Лет тридцать назад был я в реставрационных мастерских Свято-Троицкой Сергиевой лавры. Держал в руках восстанавливаемый тогда покров к гробу Александра Невского. Изделие строгое, печальное и красивое. Был я как турист и на Западной Украине, неподалеку от Львова (назван так в честь сына Даниила) в городке Холм. Стены у этой крепости широченные, несокрушимые. А ворота в крепости двойные: как только неприятельские всадники пробивали первые ворота, они оказывались в тупике перед вторыми. Здесь со стен города очень удобно лить кипящую смолу на головы варваров.
Вот, собственно, все. Даниил начинал жизнь как герой, так ее и закончил. Надо полагать, совершал он немало ошибок. Был открыт и доверчив. Но всегда честен и благороден. И оттого может служить примером — даже для современных российских и украинских политиков, — поскольку выбрал единственно правильный вектор движения. Он всегда ориентировался на свободу и христианские ценности.
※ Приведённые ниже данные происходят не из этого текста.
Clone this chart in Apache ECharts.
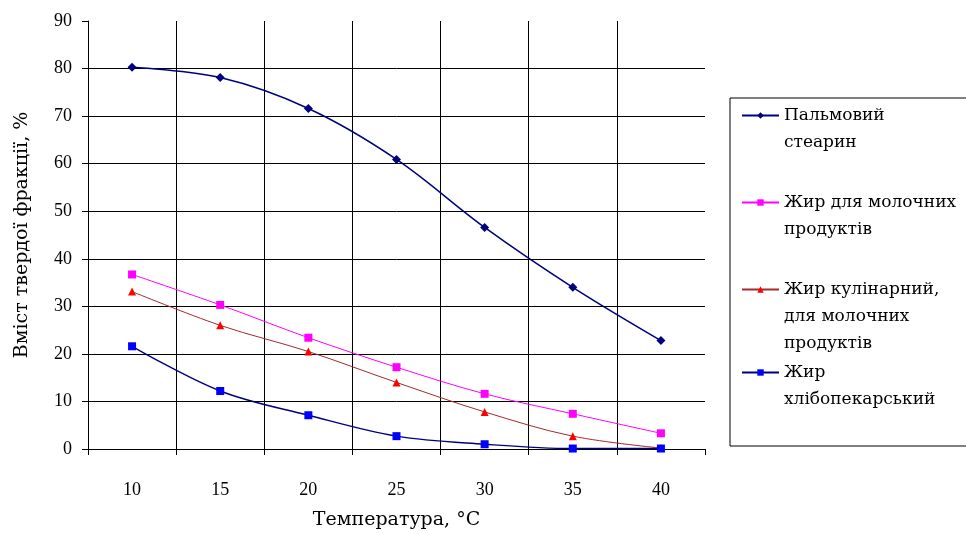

Александр тоже, безусловно, герой, особенно в начале жизни. Но завершал ее как страстотерпец и великомученик. Святым его сделали не за подвиги, не за грехи, а за чистосердечное покаяние. С ним он и умер, приняв монашескую схиму. Надеюсь, оба героя встретились и помирились в раю.
На Дунае Ярославнин голос слышится, чайкою безвестно рано кличет. “Полечу, — говорит, — чайкою по Дунаю, омочу шелковый рукав в Каяле-реке, оботру князю кровавые его раны на горячем его теле”
“Слово о полку Игореве”; перевод О. Творогова.
И еще два слова под занавес. Я вспоминаю давний спор Пушкина и Дениса Давыдова. Поэт-гусар сказал: как жаль, что в русской истории не было рыцарских турниров и поклонения прекрасной даме. А просто великий поэт ответил: а по мне другой истории не надо, какая есть, той и рад.